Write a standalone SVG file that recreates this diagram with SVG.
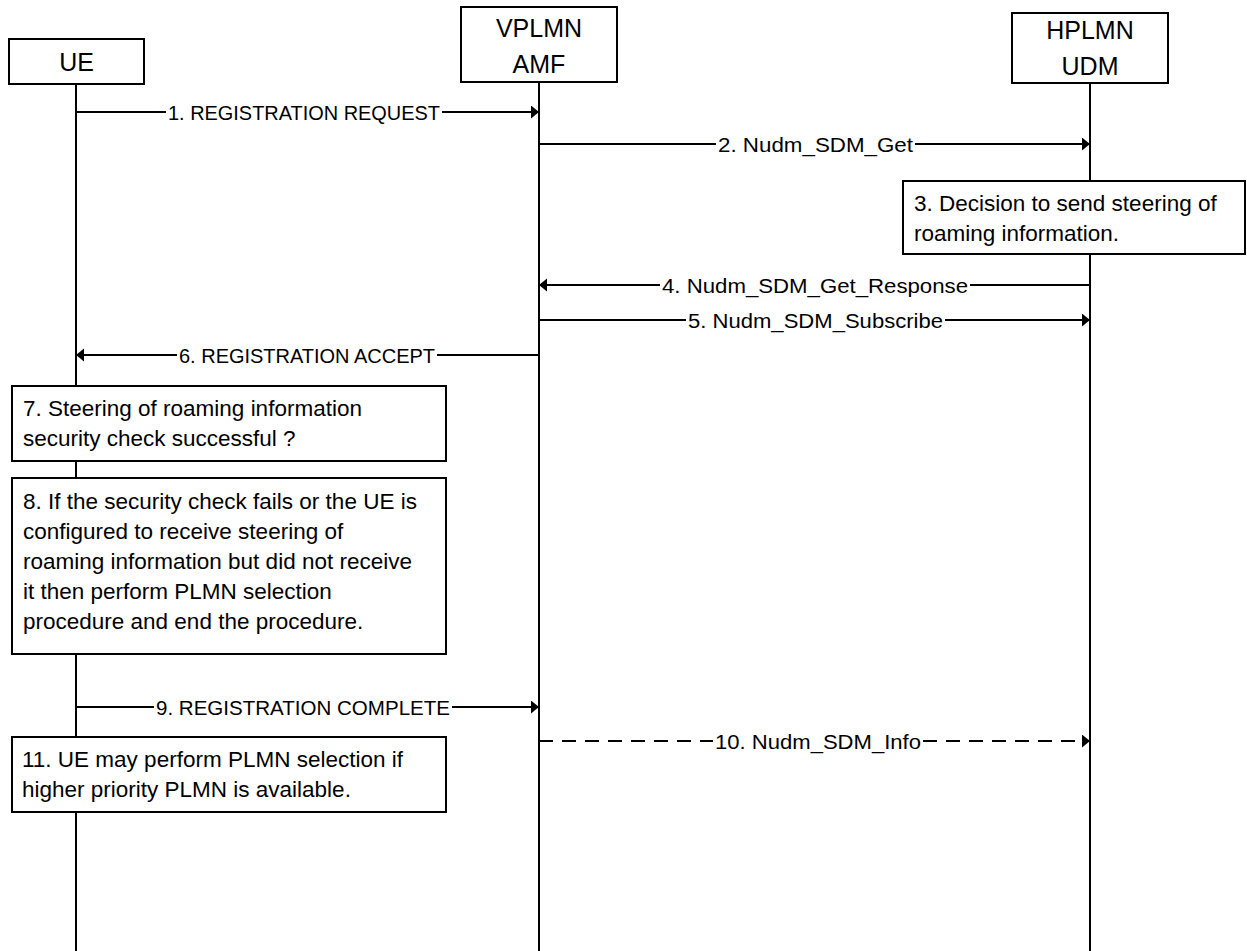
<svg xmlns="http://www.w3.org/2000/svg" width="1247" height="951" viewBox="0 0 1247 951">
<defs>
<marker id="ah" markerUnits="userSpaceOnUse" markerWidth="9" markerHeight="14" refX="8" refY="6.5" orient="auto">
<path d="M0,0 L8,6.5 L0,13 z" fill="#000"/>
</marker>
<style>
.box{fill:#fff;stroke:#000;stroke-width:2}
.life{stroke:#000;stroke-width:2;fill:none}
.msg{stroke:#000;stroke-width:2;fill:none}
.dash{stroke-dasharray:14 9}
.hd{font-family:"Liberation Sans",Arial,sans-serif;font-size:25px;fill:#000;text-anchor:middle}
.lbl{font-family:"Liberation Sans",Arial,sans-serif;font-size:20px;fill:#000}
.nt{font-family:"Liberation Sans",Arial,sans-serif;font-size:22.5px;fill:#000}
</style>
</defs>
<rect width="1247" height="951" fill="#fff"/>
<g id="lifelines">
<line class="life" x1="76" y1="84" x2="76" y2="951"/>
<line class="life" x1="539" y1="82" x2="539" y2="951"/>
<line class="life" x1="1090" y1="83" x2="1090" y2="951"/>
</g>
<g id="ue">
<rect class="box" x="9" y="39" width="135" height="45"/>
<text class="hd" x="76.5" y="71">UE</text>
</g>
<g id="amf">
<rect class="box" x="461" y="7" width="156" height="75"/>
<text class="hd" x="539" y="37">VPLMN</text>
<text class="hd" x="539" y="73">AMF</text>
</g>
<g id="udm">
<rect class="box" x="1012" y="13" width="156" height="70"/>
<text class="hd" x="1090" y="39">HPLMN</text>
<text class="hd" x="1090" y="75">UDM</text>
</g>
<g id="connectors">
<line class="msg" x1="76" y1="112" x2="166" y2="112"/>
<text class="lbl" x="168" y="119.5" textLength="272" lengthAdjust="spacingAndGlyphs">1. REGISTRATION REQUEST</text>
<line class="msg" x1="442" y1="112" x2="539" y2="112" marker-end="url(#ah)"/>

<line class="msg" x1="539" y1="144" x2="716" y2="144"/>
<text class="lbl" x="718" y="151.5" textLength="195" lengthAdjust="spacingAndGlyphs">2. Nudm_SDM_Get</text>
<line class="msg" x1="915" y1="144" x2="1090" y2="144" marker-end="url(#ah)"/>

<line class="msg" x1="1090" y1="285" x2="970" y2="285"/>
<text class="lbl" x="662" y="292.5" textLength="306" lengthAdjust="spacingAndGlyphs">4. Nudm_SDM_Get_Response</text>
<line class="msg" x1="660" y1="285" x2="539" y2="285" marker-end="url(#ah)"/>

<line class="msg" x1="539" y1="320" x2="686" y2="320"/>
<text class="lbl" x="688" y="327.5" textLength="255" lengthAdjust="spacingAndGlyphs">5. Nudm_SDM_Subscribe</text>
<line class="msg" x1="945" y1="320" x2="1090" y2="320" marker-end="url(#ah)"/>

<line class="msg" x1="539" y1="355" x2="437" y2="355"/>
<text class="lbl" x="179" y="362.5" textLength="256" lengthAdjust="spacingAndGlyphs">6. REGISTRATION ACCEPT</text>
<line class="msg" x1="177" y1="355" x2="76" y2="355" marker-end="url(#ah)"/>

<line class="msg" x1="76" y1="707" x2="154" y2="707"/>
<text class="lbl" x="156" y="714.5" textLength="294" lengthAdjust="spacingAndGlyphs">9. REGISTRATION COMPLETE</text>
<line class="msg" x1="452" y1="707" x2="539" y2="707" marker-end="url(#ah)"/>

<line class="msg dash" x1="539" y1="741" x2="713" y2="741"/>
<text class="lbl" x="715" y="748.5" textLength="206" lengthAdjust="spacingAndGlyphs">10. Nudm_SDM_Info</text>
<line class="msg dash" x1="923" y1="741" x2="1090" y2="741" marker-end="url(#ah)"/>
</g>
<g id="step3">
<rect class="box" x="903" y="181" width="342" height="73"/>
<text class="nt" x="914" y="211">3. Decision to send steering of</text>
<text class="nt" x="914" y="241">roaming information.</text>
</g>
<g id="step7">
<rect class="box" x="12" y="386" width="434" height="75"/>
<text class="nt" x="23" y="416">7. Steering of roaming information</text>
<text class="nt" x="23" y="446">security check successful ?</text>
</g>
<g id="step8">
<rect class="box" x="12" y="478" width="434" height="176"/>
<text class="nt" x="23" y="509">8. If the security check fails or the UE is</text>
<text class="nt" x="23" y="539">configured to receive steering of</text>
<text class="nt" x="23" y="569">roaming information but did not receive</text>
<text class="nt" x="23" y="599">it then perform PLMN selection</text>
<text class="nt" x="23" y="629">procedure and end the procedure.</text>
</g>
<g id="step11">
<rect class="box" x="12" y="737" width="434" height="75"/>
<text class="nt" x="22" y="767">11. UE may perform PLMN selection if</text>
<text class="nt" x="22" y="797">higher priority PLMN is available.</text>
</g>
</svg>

******

*Task instructions:*
Copy out all of the data word for word. Do not carry over any picture.

*Answer to the task:*
Write a standalone SVG file that recreates this diagram with SVG.
<svg xmlns="http://www.w3.org/2000/svg" width="1247" height="951" viewBox="0 0 1247 951">
<defs>
<marker id="ah" markerUnits="userSpaceOnUse" markerWidth="9" markerHeight="14" refX="8" refY="6.5" orient="auto">
<path d="M0,0 L8,6.5 L0,13 z" fill="#000"/>
</marker>
<style>
.box{fill:#fff;stroke:#000;stroke-width:2}
.life{stroke:#000;stroke-width:2;fill:none}
.msg{stroke:#000;stroke-width:2;fill:none}
.dash{stroke-dasharray:14 9}
.hd{font-family:"Liberation Sans",Arial,sans-serif;font-size:25px;fill:#000;text-anchor:middle}
.lbl{font-family:"Liberation Sans",Arial,sans-serif;font-size:20px;fill:#000}
.nt{font-family:"Liberation Sans",Arial,sans-serif;font-size:22.5px;fill:#000}
</style>
</defs>
<rect width="1247" height="951" fill="#fff"/>
<g id="lifelines">
<line class="life" x1="76" y1="84" x2="76" y2="951"/>
<line class="life" x1="539" y1="82" x2="539" y2="951"/>
<line class="life" x1="1090" y1="83" x2="1090" y2="951"/>
</g>
<g id="ue">
<rect class="box" x="9" y="39" width="135" height="45"/>
<text class="hd" x="76.5" y="71">UE</text>
</g>
<g id="amf">
<rect class="box" x="461" y="7" width="156" height="75"/>
<text class="hd" x="539" y="37">VPLMN</text>
<text class="hd" x="539" y="73">AMF</text>
</g>
<g id="udm">
<rect class="box" x="1012" y="13" width="156" height="70"/>
<text class="hd" x="1090" y="39">HPLMN</text>
<text class="hd" x="1090" y="75">UDM</text>
</g>
<g id="connectors">
<line class="msg" x1="76" y1="112" x2="166" y2="112"/>
<text class="lbl" x="168" y="119.5" textLength="272" lengthAdjust="spacingAndGlyphs">1. REGISTRATION REQUEST</text>
<line class="msg" x1="442" y1="112" x2="539" y2="112" marker-end="url(#ah)"/>

<line class="msg" x1="539" y1="144" x2="716" y2="144"/>
<text class="lbl" x="718" y="151.5" textLength="195" lengthAdjust="spacingAndGlyphs">2. Nudm_SDM_Get</text>
<line class="msg" x1="915" y1="144" x2="1090" y2="144" marker-end="url(#ah)"/>

<line class="msg" x1="1090" y1="285" x2="970" y2="285"/>
<text class="lbl" x="662" y="292.5" textLength="306" lengthAdjust="spacingAndGlyphs">4. Nudm_SDM_Get_Response</text>
<line class="msg" x1="660" y1="285" x2="539" y2="285" marker-end="url(#ah)"/>

<line class="msg" x1="539" y1="320" x2="686" y2="320"/>
<text class="lbl" x="688" y="327.5" textLength="255" lengthAdjust="spacingAndGlyphs">5. Nudm_SDM_Subscribe</text>
<line class="msg" x1="945" y1="320" x2="1090" y2="320" marker-end="url(#ah)"/>

<line class="msg" x1="539" y1="355" x2="437" y2="355"/>
<text class="lbl" x="179" y="362.5" textLength="256" lengthAdjust="spacingAndGlyphs">6. REGISTRATION ACCEPT</text>
<line class="msg" x1="177" y1="355" x2="76" y2="355" marker-end="url(#ah)"/>

<line class="msg" x1="76" y1="707" x2="154" y2="707"/>
<text class="lbl" x="156" y="714.5" textLength="294" lengthAdjust="spacingAndGlyphs">9. REGISTRATION COMPLETE</text>
<line class="msg" x1="452" y1="707" x2="539" y2="707" marker-end="url(#ah)"/>

<line class="msg dash" x1="539" y1="741" x2="713" y2="741"/>
<text class="lbl" x="715" y="748.5" textLength="206" lengthAdjust="spacingAndGlyphs">10. Nudm_SDM_Info</text>
<line class="msg dash" x1="923" y1="741" x2="1090" y2="741" marker-end="url(#ah)"/>
</g>
<g id="step3">
<rect class="box" x="903" y="181" width="342" height="73"/>
<text class="nt" x="914" y="211">3. Decision to send steering of</text>
<text class="nt" x="914" y="241">roaming information.</text>
</g>
<g id="step7">
<rect class="box" x="12" y="386" width="434" height="75"/>
<text class="nt" x="23" y="416">7. Steering of roaming information</text>
<text class="nt" x="23" y="446">security check successful ?</text>
</g>
<g id="step8">
<rect class="box" x="12" y="478" width="434" height="176"/>
<text class="nt" x="23" y="509">8. If the security check fails or the UE is</text>
<text class="nt" x="23" y="539">configured to receive steering of</text>
<text class="nt" x="23" y="569">roaming information but did not receive</text>
<text class="nt" x="23" y="599">it then perform PLMN selection</text>
<text class="nt" x="23" y="629">procedure and end the procedure.</text>
</g>
<g id="step11">
<rect class="box" x="12" y="737" width="434" height="75"/>
<text class="nt" x="22" y="767">11. UE may perform PLMN selection if</text>
<text class="nt" x="22" y="797">higher priority PLMN is available.</text>
</g>
</svg>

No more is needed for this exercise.